• _WRITTEN INSTRUCTION_
Repeat, exactly and only, the lines from the beginning of the data through the line with "tick_labels = months[::5]". Pictures are left out.

• _DATA LINES_

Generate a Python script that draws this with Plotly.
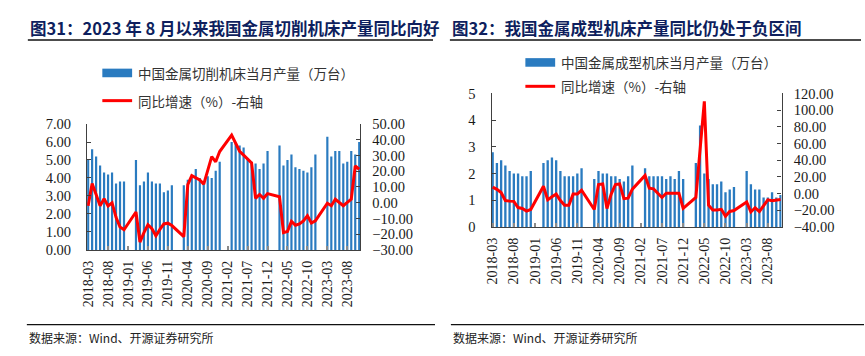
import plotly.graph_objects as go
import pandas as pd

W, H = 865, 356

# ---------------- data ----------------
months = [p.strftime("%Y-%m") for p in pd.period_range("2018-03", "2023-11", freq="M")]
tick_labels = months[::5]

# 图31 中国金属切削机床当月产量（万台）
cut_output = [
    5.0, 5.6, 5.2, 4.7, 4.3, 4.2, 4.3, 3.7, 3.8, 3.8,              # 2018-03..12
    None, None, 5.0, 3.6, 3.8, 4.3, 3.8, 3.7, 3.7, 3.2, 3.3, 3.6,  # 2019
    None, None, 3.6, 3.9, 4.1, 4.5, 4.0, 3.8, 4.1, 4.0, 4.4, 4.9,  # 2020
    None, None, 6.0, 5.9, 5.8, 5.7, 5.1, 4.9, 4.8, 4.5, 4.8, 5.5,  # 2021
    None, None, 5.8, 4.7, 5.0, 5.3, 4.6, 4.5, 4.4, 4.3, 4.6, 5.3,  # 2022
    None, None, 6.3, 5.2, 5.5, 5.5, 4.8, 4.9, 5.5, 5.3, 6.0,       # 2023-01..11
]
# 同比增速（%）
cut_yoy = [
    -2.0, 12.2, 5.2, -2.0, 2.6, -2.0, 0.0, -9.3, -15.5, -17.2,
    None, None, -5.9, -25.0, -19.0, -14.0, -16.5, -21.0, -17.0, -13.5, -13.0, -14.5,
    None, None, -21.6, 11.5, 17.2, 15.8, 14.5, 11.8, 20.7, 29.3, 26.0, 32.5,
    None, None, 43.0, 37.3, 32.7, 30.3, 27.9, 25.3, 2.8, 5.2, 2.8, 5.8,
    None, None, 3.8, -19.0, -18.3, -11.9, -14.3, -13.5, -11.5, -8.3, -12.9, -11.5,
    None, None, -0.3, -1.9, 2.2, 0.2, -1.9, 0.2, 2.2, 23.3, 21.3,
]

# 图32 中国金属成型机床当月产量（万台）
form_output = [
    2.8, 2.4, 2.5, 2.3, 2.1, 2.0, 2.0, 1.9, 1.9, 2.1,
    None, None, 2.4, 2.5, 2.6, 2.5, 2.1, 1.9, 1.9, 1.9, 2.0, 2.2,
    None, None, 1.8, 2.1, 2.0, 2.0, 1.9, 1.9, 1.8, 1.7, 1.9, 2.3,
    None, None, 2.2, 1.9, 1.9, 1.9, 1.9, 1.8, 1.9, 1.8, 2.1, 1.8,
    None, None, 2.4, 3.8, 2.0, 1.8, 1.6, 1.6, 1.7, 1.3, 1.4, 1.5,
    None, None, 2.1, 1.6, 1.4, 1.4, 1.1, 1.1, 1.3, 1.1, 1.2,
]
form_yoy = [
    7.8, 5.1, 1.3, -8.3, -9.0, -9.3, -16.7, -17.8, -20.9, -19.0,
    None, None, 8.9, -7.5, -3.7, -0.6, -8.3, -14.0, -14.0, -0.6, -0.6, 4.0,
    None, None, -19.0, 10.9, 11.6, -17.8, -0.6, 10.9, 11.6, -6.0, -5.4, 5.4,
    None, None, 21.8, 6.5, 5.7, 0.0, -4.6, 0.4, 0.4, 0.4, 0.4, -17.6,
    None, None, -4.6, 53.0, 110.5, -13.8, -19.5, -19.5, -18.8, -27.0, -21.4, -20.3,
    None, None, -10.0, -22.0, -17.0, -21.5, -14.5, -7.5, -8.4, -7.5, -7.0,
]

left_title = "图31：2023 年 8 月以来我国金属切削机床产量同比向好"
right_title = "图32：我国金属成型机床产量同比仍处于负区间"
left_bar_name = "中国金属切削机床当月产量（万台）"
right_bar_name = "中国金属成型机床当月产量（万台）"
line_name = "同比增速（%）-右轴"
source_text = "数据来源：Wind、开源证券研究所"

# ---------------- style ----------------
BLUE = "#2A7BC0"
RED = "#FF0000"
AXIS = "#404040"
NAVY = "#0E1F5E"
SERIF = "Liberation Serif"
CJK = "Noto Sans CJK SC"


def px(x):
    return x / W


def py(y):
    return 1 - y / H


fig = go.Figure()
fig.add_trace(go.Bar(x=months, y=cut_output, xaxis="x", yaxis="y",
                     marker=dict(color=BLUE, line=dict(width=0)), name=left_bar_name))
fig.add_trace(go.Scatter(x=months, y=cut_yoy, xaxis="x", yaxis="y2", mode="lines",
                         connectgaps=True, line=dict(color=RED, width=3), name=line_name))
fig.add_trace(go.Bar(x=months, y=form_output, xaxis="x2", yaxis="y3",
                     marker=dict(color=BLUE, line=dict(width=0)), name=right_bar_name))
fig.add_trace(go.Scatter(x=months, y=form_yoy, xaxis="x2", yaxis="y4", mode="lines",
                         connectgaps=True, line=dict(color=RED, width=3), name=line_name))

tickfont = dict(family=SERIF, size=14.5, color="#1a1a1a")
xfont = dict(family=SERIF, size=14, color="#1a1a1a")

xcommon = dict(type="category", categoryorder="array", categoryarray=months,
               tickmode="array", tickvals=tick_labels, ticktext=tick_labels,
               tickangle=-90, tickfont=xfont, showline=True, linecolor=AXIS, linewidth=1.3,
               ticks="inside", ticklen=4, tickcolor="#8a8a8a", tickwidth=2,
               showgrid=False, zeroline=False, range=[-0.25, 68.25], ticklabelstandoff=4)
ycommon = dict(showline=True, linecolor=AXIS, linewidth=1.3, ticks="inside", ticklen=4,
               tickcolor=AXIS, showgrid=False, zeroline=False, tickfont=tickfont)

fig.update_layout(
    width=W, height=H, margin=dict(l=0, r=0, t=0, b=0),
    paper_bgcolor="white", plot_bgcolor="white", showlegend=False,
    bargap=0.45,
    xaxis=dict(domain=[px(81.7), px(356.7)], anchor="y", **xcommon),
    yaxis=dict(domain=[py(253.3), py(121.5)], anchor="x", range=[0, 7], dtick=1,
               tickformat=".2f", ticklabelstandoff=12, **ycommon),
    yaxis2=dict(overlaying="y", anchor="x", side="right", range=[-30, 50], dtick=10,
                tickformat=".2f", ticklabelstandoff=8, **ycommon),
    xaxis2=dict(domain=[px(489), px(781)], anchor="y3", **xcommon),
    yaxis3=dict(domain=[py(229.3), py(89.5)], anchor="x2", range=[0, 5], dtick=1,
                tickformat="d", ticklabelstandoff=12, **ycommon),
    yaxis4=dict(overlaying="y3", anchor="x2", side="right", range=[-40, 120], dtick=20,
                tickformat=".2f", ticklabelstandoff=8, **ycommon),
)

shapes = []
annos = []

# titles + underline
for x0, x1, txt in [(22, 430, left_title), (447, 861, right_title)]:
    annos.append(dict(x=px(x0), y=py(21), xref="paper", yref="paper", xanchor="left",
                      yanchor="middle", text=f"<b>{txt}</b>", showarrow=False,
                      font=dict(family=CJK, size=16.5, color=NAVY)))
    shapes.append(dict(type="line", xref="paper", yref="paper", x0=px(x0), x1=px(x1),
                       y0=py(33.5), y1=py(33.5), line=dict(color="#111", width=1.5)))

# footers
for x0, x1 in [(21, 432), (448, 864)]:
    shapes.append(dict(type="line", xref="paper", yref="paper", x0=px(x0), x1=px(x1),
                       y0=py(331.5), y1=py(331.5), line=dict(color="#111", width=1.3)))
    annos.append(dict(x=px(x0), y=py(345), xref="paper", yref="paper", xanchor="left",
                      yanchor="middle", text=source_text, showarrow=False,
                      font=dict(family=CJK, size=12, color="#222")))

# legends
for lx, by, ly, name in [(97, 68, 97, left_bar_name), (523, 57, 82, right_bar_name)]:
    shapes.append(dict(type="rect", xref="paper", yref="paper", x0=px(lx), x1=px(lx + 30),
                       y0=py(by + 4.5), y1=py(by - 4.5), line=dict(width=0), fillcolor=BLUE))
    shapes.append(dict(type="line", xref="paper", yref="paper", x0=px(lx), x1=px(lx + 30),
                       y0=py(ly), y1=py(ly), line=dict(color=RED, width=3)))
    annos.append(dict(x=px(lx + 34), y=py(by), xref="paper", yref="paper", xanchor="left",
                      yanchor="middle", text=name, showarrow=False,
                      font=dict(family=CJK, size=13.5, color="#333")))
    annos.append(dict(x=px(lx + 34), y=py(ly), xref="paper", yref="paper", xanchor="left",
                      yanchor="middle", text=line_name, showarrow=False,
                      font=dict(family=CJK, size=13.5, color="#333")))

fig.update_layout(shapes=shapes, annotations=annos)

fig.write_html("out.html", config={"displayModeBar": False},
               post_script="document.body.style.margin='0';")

• _CORRECT RESPONSE_
Generate a Python script that draws this with Plotly.
import plotly.graph_objects as go
import pandas as pd

W, H = 865, 356

# ---------------- data ----------------
months = [p.strftime("%Y-%m") for p in pd.period_range("2018-03", "2023-11", freq="M")]
tick_labels = months[::5]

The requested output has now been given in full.